Regular Expressions provide a much neater (although not necessarily any more efficient) way to validate form input against a required pattern and length. This can be achieved by using PHP's ereg function. The function reference can be found at:

[uk.php.net...]

ereg is defined as:

bool ereg ( string pattern, string string [, array regs])

...where $pattern is the regular expression we are going to test against, and $string is the item to be tested. We can ignore the third optional parameter.

The most important aspect of the regular expression pattern when performing form input validation are the line beginning and end anchors. So, before working on the pattern itself, any form input validation pattern must begin with "^" (the start of line anchor), and end with "$" (the end of line anchor).

So our starting point is always:

"^$"

Now what goes between the anchors depends on the input types we wish to match. Our $username example must contain only letters and numbers. Within a regular expression, square brackets are used to match any one of the characters contained between them. However, instead of having to list every character within a range you can just specify the range itself, using a hyphen. So for example, the upper case letters A thru Z can be matched with "[A-Z]". Similarly, we can use "[a-z]" and "[0-9]".
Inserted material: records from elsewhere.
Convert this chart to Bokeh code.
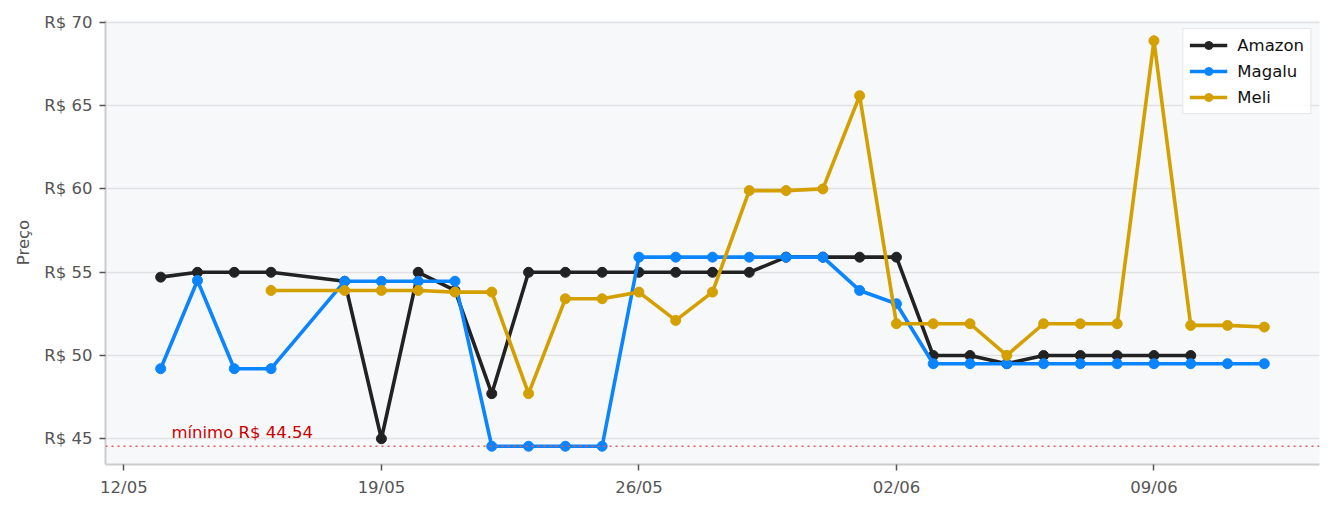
from datetime import datetime, timedelta
from bokeh.plotting import figure
from bokeh.models import (Range1d, FixedTicker, DatetimeTickFormatter, PrintfTickFormatter,
                          Span, Label, Legend)
from bokeh.embed import file_html
from bokeh.resources import INLINE

YEAR = 2024

def d(s):
    dd, mm = s.split("/")
    return datetime(YEAR, int(mm), int(dd))

amazon_dates = ["13/05", "14/05", "15/05", "16/05", "18/05", "19/05", "20/05", "21/05", "22/05",
                "23/05", "24/05", "25/05", "26/05", "27/05", "28/05", "29/05", "30/05", "31/05",
                "01/06", "02/06", "03/06", "04/06", "05/06", "06/06", "07/06", "08/06", "09/06", "10/06"]
amazon_prices = [54.70, 54.99, 54.99, 54.99, 54.45, 44.99, 54.99, 53.90, 47.70,
                 54.99, 54.99, 54.99, 54.99, 54.99, 54.99, 54.99, 55.90, 55.90,
                 55.90, 55.90, 49.99, 49.99, 49.50, 49.99, 49.99, 49.99, 49.99, 49.99]

magalu_dates = ["13/05", "14/05", "15/05", "16/05", "18/05", "19/05", "20/05", "21/05", "22/05",
                "23/05", "24/05", "25/05", "26/05", "27/05", "28/05", "29/05", "30/05", "31/05",
                "01/06", "02/06", "03/06", "04/06", "05/06", "06/06", "07/06", "08/06", "09/06",
                "10/06", "11/06", "12/06"]
magalu_prices = [49.20, 54.50, 49.20, 49.20, 54.45, 54.45, 54.45, 54.45, 44.54,
                 44.54, 44.54, 44.54, 55.90, 55.90, 55.90, 55.90, 55.90, 55.90,
                 53.90, 53.10, 49.50, 49.50, 49.50, 49.50, 49.50, 49.50, 49.50,
                 49.50, 49.50, 49.50]

meli_dates = ["16/05", "18/05", "19/05", "20/05", "21/05", "22/05", "23/05", "24/05", "25/05",
              "26/05", "27/05", "28/05", "29/05", "30/05", "31/05", "01/06", "02/06", "03/06",
              "04/06", "05/06", "06/06", "07/06", "08/06", "09/06", "10/06", "11/06", "12/06"]
meli_prices = [53.90, 53.90, 53.90, 53.90, 53.80, 53.80, 47.70, 53.40, 53.40,
               53.80, 52.10, 53.80, 59.90, 59.90, 60.00, 65.60, 51.90, 51.90,
               51.90, 50.00, 51.90, 51.90, 51.90, 68.90, 51.80, 51.80, 51.70]

tick_labels = ["12/05", "19/05", "26/05", "02/06", "09/06"]
y_ticks = [45, 50, 55, 60, 65, 70]

series = [
    ("Amazon", amazon_dates, amazon_prices, "#222222"),
    ("Magalu", magalu_dates, magalu_prices, "#0a84ff"),
    ("Meli", meli_dates, meli_prices, "#d4a000"),
]

all_dates = [d(s) for _, ds, _, _ in series for s in ds]
all_prices = [v for _, _, vs, _ in series for v in vs]
xmin, xmax = min(all_dates), max(all_dates)
xpad = (xmax - xmin) * 0.05
ymin, ymax = min(all_prices), max(all_prices)
ypad = (ymax - ymin) * 0.05
min_price = ymin

FONT = "DejaVu Sans"
FS = "16.5px"

p = figure(width=1334, height=513, x_axis_type="datetime", output_backend="svg",
           toolbar_location=None,
           x_range=Range1d(xmin - xpad, xmax + xpad),
           y_range=Range1d(ymin - ypad * 0.9, ymax + ypad))
p.min_border_left = 105
p.min_border_right = 15
p.min_border_top = 20
p.min_border_bottom = 49
p.background_fill_color = "#f7f8fa"
p.border_fill_color = "white"
p.outline_line_color = None

p.xgrid.grid_line_color = None
p.ygrid.grid_line_color = "#e0e1e4"
p.ygrid.grid_line_width = 1.5

p.xaxis.ticker = FixedTicker(ticks=[d(t).timestamp() * 1000 for t in tick_labels])
p.xaxis.formatter = DatetimeTickFormatter(days="%d/%m", months="%d/%m", hours="%d/%m")
p.yaxis.ticker = FixedTicker(ticks=y_ticks)
p.yaxis.formatter = PrintfTickFormatter(format="R$ %d")
p.yaxis.axis_label = "Preço"

for ax in (p.xaxis[0], p.yaxis[0]):
    ax.axis_line_color = "#cccccc"
    ax.axis_line_width = 2
    ax.major_tick_line_color = "#555555"
    ax.major_tick_line_width = 1.5
    ax.major_tick_out = 6
    ax.major_tick_in = 0
    ax.minor_tick_line_color = None
    ax.major_label_text_font = FONT
    ax.major_label_text_font_size = FS
    ax.major_label_text_color = "#555555"
    ax.major_label_standoff = 7
    ax.axis_label_text_font = FONT
    ax.axis_label_text_font_size = FS
    ax.axis_label_text_font_style = "normal"
    ax.axis_label_text_color = "#555555"
    ax.axis_label_standoff = 8

span = Span(location=min_price, dimension="width", line_color="#e05a5a",
            line_width=1.5, line_dash="2 4")
p.add_layout(span)

items = []
for name, ds, vs, color in series:
    xs = [d(s) for s in ds]
    r1 = p.line(xs, vs, line_color=color, line_width=3.6)
    r2 = p.scatter(xs, vs, size=10, fill_color=color, line_color=color)
    items.append((name, [r1, r2]))

lab = Label(x=d("13/05") + timedelta(hours=7), y=min_price, y_offset=4,
            text=f"mínimo R$ {min_price:.2f}", text_color="#cc0000",
            text_font=FONT, text_font_size=FS, text_baseline="bottom")
p.add_layout(lab)

legend = Legend(items=items, location="top_right")
legend.label_text_font = FONT
legend.label_text_font_size = FS
legend.label_text_color = "#111111"
legend.glyph_width = 38
legend.glyph_height = 20
legend.spacing = 6
legend.padding = 6
legend.margin = 8
legend.label_standoff = 10
legend.border_line_color = "#d0d0d0"
legend.border_line_width = 1.5
legend.background_fill_color = "white"
legend.background_fill_alpha = 0.9
p.add_layout(legend)

open("out.html", "w").write(file_html(p, INLINE))
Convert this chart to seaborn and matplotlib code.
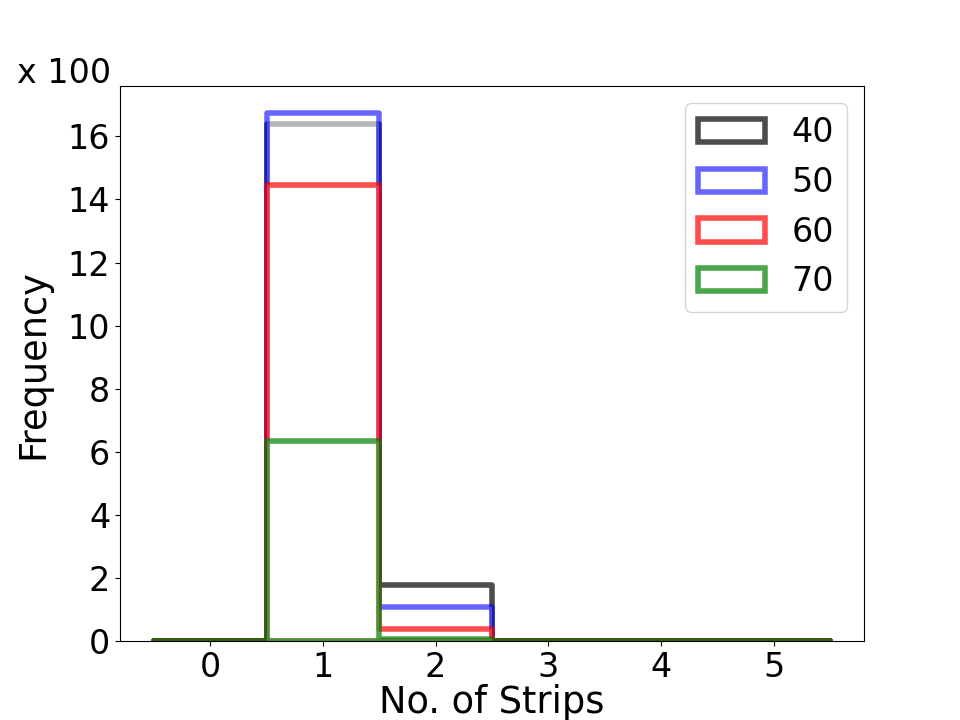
import numpy as np
import pandas as pd
import matplotlib
matplotlib.use("Agg")
import matplotlib.pyplot as plt
import seaborn as sns

# Number of strips (bin centres) and frequencies (in units of 100)
strips = [0, 1, 2, 3, 4, 5]
labels = ["40", "50", "60", "70"]
freq_40 = [0, 16.41, 1.78, 0, 0, 0]
freq_50 = [0, 16.75, 1.06, 0, 0, 0]
freq_60 = [0, 14.47, 0.39, 0, 0, 0]
freq_70 = [0, 6.33, 0.05, 0, 0, 0]
colors = ["black", "blue", "red", "green"]
alphas = [0.7, 0.6, 0.7, 0.7]

plt.rcParams["font.family"] = ["DejaVu Sans"]
plt.rcParams["font.size"] = 24

fig, ax = plt.subplots(figsize=(9.6, 7.2), dpi=100)

for lab, vals, col, a in zip(labels, [freq_40, freq_50, freq_60, freq_70], colors, alphas):
    df = pd.DataFrame({"strips": strips, "freq": vals})
    sns.histplot(data=df, x="strips", weights="freq", discrete=True, element="step",
                 fill=True, ax=ax, label=lab,
                 facecolor=(1, 1, 1, 0.6),
                 edgecolor=matplotlib.colors.to_rgba(col, a),
                 linewidth=4)

ax.set_xticks(strips)
ax.set_xlabel("No. of Strips", fontsize=26.5, labelpad=0)
ax.set_ylabel("Frequency", fontsize=26.5, labelpad=12)
ax.tick_params(labelsize=24)
ax.set_yticks(np.arange(0, 17, 2))
ax.legend(loc="upper right", fontsize=24)
fig.text(17 / 960, 1 - 83 / 720, "x 100", fontsize=24)

fig.savefig("out.png", dpi=100)
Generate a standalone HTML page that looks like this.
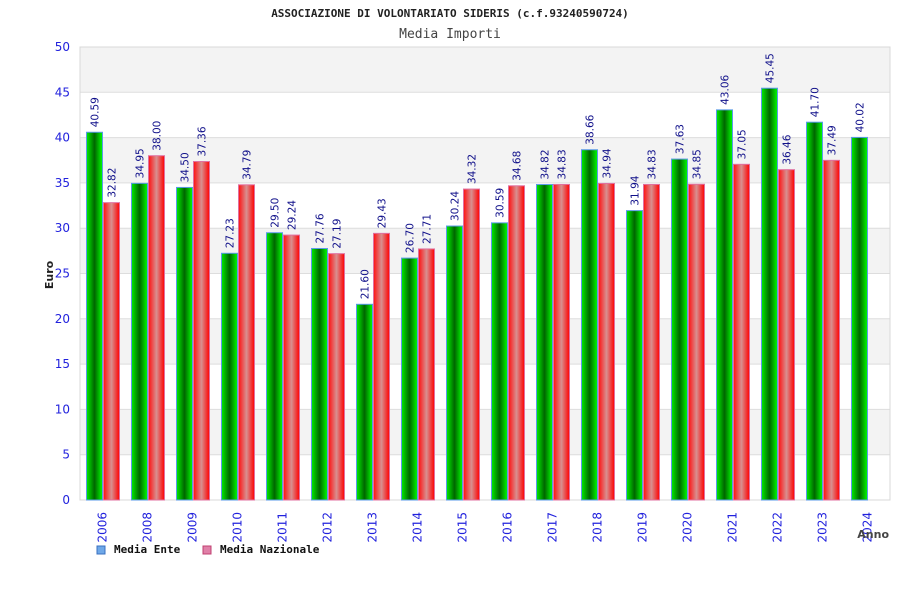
<!DOCTYPE html>
<html><head><meta charset="utf-8"><style>
body{margin:0;background:#fff;}
svg{display:block;font-family:"DejaVu Sans","Liberation Sans",sans-serif;}
</style></head><body>
<svg id="c" width="900" height="600">
<defs>
<linearGradient id="gG" x1="0" x2="1" y1="0" y2="0"><stop offset="0" stop-color="#00ee00"/><stop offset="0.5" stop-color="#006600"/><stop offset="1" stop-color="#00ff00"/></linearGradient>
<linearGradient id="gR" x1="0" x2="1" y1="0" y2="0"><stop offset="0" stop-color="#ff1010"/><stop offset="0.5" stop-color="#d89090"/><stop offset="1" stop-color="#ff0000"/></linearGradient>
</defs>
<text x="450" y="17" text-anchor="middle" font-size="11" font-weight="bold" fill="#222" font-family="DejaVu Sans Mono,Liberation Mono,monospace">ASSOCIAZIONE DI VOLONTARIATO SIDERIS (c.f.93240590724)</text>
<text x="450" y="38" text-anchor="middle" font-size="13" fill="#444" font-family="DejaVu Sans Mono,Liberation Mono,monospace">Media Importi</text>
<g id="grid"></g>
<g id="bars"></g>
<g id="labels"></g>
<text transform="translate(53,275) rotate(-90)" text-anchor="middle" font-size="11" font-weight="bold" fill="#222">Euro</text>
<text x="889" y="538" text-anchor="end" font-size="11" font-weight="bold" fill="#444">Anno</text>
<g><rect x="97" y="546" width="8" height="8" fill="#6fa8e8" stroke="#3a70c0"/><text x="114" y="553" font-size="11" font-weight="bold" fill="#111" font-family="DejaVu Sans Mono,Liberation Mono,monospace">Media Ente</text></g>
<g><rect x="203" y="546" width="8" height="8" fill="#e080a8" stroke="#c04070"/><text x="220" y="553" font-size="11" font-weight="bold" fill="#111" font-family="DejaVu Sans Mono,Liberation Mono,monospace">Media Nazionale</text></g>
</svg>
<script>
const categories=["2006","2008","2009","2010","2011","2012","2013","2014","2015","2016","2017","2018","2019","2020","2021","2022","2023","2024"];
const enteValues=[40.59,34.95,34.50,27.23,29.50,27.76,21.60,26.70,30.24,30.59,34.82,38.66,31.94,37.63,43.06,45.45,41.70,40.02];
const nazValues=[32.82,38.00,37.36,34.79,29.24,27.19,29.43,27.71,34.32,34.68,34.83,34.94,34.83,34.85,37.05,36.46,37.49,null];
const yTicks=[0,5,10,15,20,25,30,35,40,45,50];
const NS="http://www.w3.org/2000/svg";
const L=80,R=890,T=47,B=500,yMax=50;
const y=v=>B-(v/yMax)*(B-T);
const bw=(R-L)/categories.length;
const xc=i=>L+bw*i+bw/2;
function mk(t,a,p){const e=document.createElementNS(NS,t);for(const k in a)e.setAttribute(k,a[k]);p.appendChild(e);return e;}
const grid=document.getElementById('grid'),bars=document.getElementById('bars'),labels=document.getElementById('labels');
for(let k=0;k<yTicks.length-1;k++){
  if(k%2===1){const r=mk('rect',{x:L,y:y(yTicks[k+1]),width:R-L,height:y(yTicks[k])-y(yTicks[k+1]),fill:'#f3f3f3'},grid);
  
  }
}
yTicks.forEach(t=>{
  const ln=mk('line',{x1:L,x2:R,y1:y(t),y2:y(t),stroke:'#dddddd'},grid);
  
  
  const tx=mk('text',{x:70,y:y(t)+4,'text-anchor':'end','font-size':12,fill:'#2222dd'},grid);
  tx.textContent=t;
  
  
});
const fr=mk('rect',{x:L,y:T,width:R-L,height:B-T,fill:'none',stroke:'#d8d8d8'},grid);


function lab(x,v){
  const t=mk('text',{transform:`translate(${x+4},${y(v)-5}) rotate(-90)`,'font-size':10.5,fill:'#10108a'},labels);
  t.textContent=v.toFixed(2);
  
  
}
categories.forEach((c,i)=>{
  const cx=xc(i);
  const v=enteValues[i];
  const g=mk('rect',{x:cx-16,y:y(v),width:16,height:B-y(v),fill:'url(#gG)',stroke:'#5a9ae8','stroke-width':1},bars);
  
  
  lab(cx-8,v);
  const n=nazValues[i];
  if(n!=null){
    const r=mk('rect',{x:cx+1,y:y(n),width:16,height:B-y(n),fill:'url(#gR)',stroke:'#e070a0','stroke-width':1},bars);
    
    
    lab(cx+9,n);
  }
  const t=mk('text',{transform:`translate(${cx+4},${512}) rotate(-90)`,'text-anchor':'end','font-size':12,fill:'#2222dd'},labels);
  t.textContent=c;
  
  
});
</script>
</body></html>
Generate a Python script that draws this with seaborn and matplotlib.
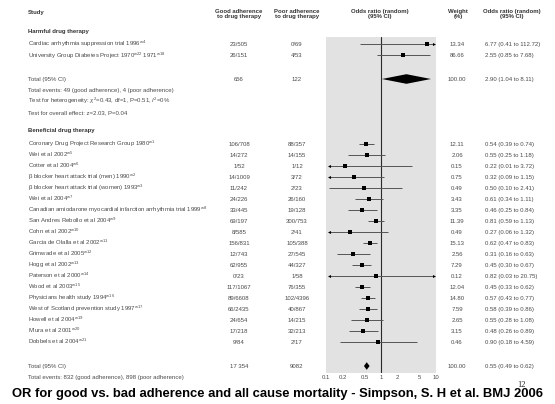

You can concatenate multiple range values, so to specify the valid characters for our $username example, we could use "[A-Za-z0-9]".

So now we have a regular expression that looks like:

"^[A-Za-z0-9]$"

But we're not there yet. The above expression will only match one single character. Our $username has to be between 3 and 15 characters. Any item within a regular expression may be followed by curly brackets containing one or 2 numbers that indicate how many times the previous item must match. If one number is specified, such as "{3}", that would indicate that the previous item must match exactly 3 times. If two numbers are specified, separated by a coma, the previous item must match at least the first number of times, and no more than the second number; so for our $username example we can use "{3,15}".

This gives us our final $username regular expression pattern of:

"^[A-Za-z0-9]{3,15}$"

So to put this into code; the initial example is simply replaced by:

if (!ereg("^[A-Za-z0-9]{3,15}$",$username))
{
// invalid username
}

Notice the "!" operator, since ereg returns TRUE if the pattern matches.

So that's the basics. Within my applications I tend to create an array of regular expressions within a common include file covering various different input types (such as username, password, email address etc.), which can then be called up at any point in the code.

As the best way to learn (in my experience) is by example; here are a couple other patterns for a ficticous "Customer Accout" number:

// Customer Account number - exactly 7 numbers only

"^[0-9]{7}$"

// More complex Customer Account number - exactly 2 letters, and then between 1 and 4 numbers

"^[a-zA-Z]{2}[0-9]{1,4}$"

They should give you the mechanics for basic form field validation using regular expressions. They can of course be made complicated to the hilt; and sadly most web based tutorials I've come across dive straight in at the deep end!

I hope this helps somebody!

hakre

3:57 pm on Jul 14, 2003 (gmt 0)

WebmasterWorld Senior Member 10+ Year Member



a nice entry into the materia! is there a way to specify 'exactly or more then 2'?

dmorison

4:14 pm on Jul 14, 2003 (gmt 0)

WebmasterWorld Senior Member 10+ Year Member



Sorry - yes!

{2,}

would do the trick - leave out the second number but include the comma.